On enlève des moyens, des effectifs, et dans le même temps on augmente la charge administrative et les obligations à l’évaluation et à l’auto-évaluation qui, pour utile qu’elles puissent être, créent du stress, réclament du temps et de l’énergie (on passe plus de temps à prouver qu’on fait les choses qu’à les faire effectivement) et créent un climat de suspicion ou d’immaturité. J’ai entendu des collègues s’étonner, avec raison, de l’absurdité du procédé, et vouloir en alerter leur ministère de tutelle par un courrier argumenté. Il faut le faire bien entendu, mais je me demande s’ils ne sous-estiment pas la malveillance des intentions que l’on peut deviner derrière ces méthodes de « management » qui ressemblent fort à ce qu’on trouve dans de nombreuses entreprises privées : on augmente la pression, on fait des demandes de plus en plus impossibles à satisfaire, en attendant la rupture.
Ici, la stratégie me semble avoir pour but de diminuer sérieusement le nombre d’étudiants accueillis et/ou de détériorer le confort de leurs conditions d’accueil. Ce qui amènera assez rapidement une augmentation de la part du privé dans l’enseignement supérieur, et ce, avec le soutien d’une bonne partie de la population qui ne mesure pas vraiment la chance qu’ont les jeunes bacheliers français de pouvoir faire des études pour quelques centaines d’euros de frais d’inscription annuels. Les États-Unis, d’abord, et la Grande-Bretagne plus récemment, ont connu cette « évolution » avant nous, voyant les frais d’inscription des universités privées mais aussi publiques s’envoler à des tarifs incroyables, une dizaine de milliers de dollars au plus bas, qui forcent les étudiants à s’endetter pour plusieurs décennies, et ce au profit exclusif des institutions bancaires qui finances leurs études.
Je me souviens que Valérie Pécresse jugeait qu’il y avait quelque chose comme dix fois trop d’étudiants en France (je ne sais où et quand elle l’a dit, la proportion m’avait frappé, en tout cas), car, pour elle, ce qui compte n’est pas que tout le monde ait la possibilité de bénéficier d’une éducation supérieure, mais que la rareté du nombre des diplômés donne une valeur à l’éducation d’un petit nombre de privilégiés (« bien nés » ou boursiers-au-mérite). Une économie de la rareté, où les pauvres servent à financer directement ou indirectement la richesse d’une élite qui n’en sera une que par sa rareté.

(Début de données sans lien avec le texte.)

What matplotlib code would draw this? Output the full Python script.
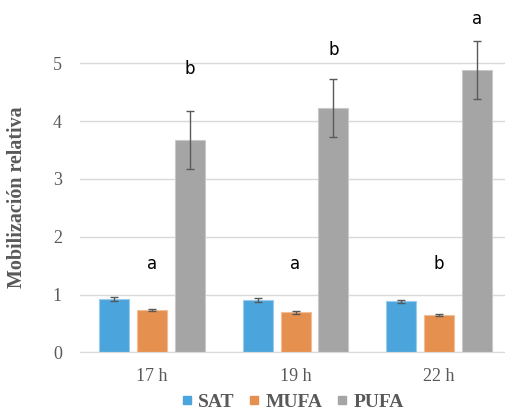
import matplotlib.pyplot as plt
import numpy as np
from matplotlib.lines import Line2D

# datos
horas = ['17 h', '19 h', '22 h']
series = ['SAT', 'MUFA', 'PUFA']
sat = [0.92, 0.905, 0.88]
mufa = [0.73, 0.69, 0.64]
pufa = [3.67, 4.23, 4.89]
sat_err = [0.03, 0.03, 0.03]
mufa_err = [0.02, 0.02, 0.02]
pufa_err = [0.5, 0.5, 0.5]

# letras de significancia: (grupo, serie, texto, altura)
letras = [(0, 1, 'a', 1.44), (0, 2, 'b', 4.81),
          (1, 1, 'a', 1.44), (1, 2, 'b', 5.14),
          (2, 1, 'b', 1.44), (2, 2, 'a', 5.68)]

colores = ['#4BA5DC', '#E6904F', '#A5A5A5']
bordes = ['#9ACBEB', '#F0BE98', '#C9C9C9']
gris = '#595959'

fig = plt.figure(figsize=(5.05, 4.16), dpi=100)
ax = fig.add_axes([80 / 505, 63.7 / 416, 425 / 505, 346.8 / 416])

x = np.arange(len(horas))
paso = 0.2646
ancho = 0.209
valores = [sat, mufa, pufa]
errores = [sat_err, mufa_err, pufa_err]
for i in range(3):
    ax.bar(x + (i - 1) * paso, valores[i], ancho, color=colores[i],
           edgecolor=bordes[i], linewidth=0.8, zorder=2)
    ax.errorbar(x + (i - 1) * paso, valores[i], yerr=errores[i], fmt='none',
                ecolor=gris, elinewidth=1, capsize=3, capthick=1, zorder=3)

for g, s, t, yy in letras:
    ax.text(g + (s - 1) * paso, yy, t, ha='center', va='baseline',
            fontsize=12, family='DejaVu Sans', color='black')

ax.set_xlim(-0.502, 2.46)
ax.set_ylim(0, 6)
ax.set_yticks(range(6))
ax.set_xticks(x)
ax.set_xticklabels(horas)
ax.grid(axis='y', color='#D9D9D9', linewidth=1, zorder=0)
ax.set_axisbelow(True)
for lado in ['top', 'right', 'left']:
    ax.spines[lado].set_visible(False)
ax.spines['bottom'].set_color('#D9D9D9')
ax.tick_params(length=0, labelsize=13, labelcolor=gris)
ax.tick_params(axis='x', pad=11)
ax.tick_params(axis='y', pad=13)
for lbl in ax.get_xticklabels() + ax.get_yticklabels():
    lbl.set_family('Liberation Serif')

ax.set_ylabel('Mobilización relativa', family='Liberation Serif',
              fontweight='bold', fontsize=14.4, color=gris)
ax.yaxis.set_label_coords(-0.125, 0.448)

manijas = [Line2D([], [], marker='s', linestyle='none', markersize=6,
                  color=c) for c in colores]
fig.legend(manijas, series, loc='lower center',
           bbox_to_anchor=(293 / 505, -5 / 416), borderpad=0,
           ncol=3, frameon=False, handlelength=0.5, handletextpad=0.35,
           columnspacing=0.75,
           prop={'family': 'Liberation Serif', 'weight': 'bold', 'size': 14},
           labelcolor=gris)

fig.savefig('out.png', dpi=100)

Je ne suis pas sûr que Geneviève Fioraso ait vraiment eu une autre vision des choses, car si la situation actuelle découle sans aucun doute des choix effectués par Valérie Pécresse et Laurent Wauquiez, la ministre actuelle n’a pas brillé par sa volonté d’inverser la tendance et, à l’image du reste du gouvernement, semble surtout en place pour acter la dévastatrice politique sarkozyste de dépossession de l’État : le contribuable ne finance plus sa citoyenneté, il rembourse des dettes et fait gagner de l’argent à diverses sociétés privées qui pallient à des défaillances si bien organisées qu’il est difficile de ne les imputer qu’à l’incompétence. Geneviève Fioraso quitte incessamment le gouvernement, mais je ne m’attends pas à ce que la personne qui lui succédera se montre d’une humeur différente : l’enseignement supérieur aura de moins en moins vocation à concerner un grand nombre de gens. Pour le petit nombre qui y accédera, il sera plus luxueux, sans doute. Les autres se contenteront de payer des impôts pour le financer.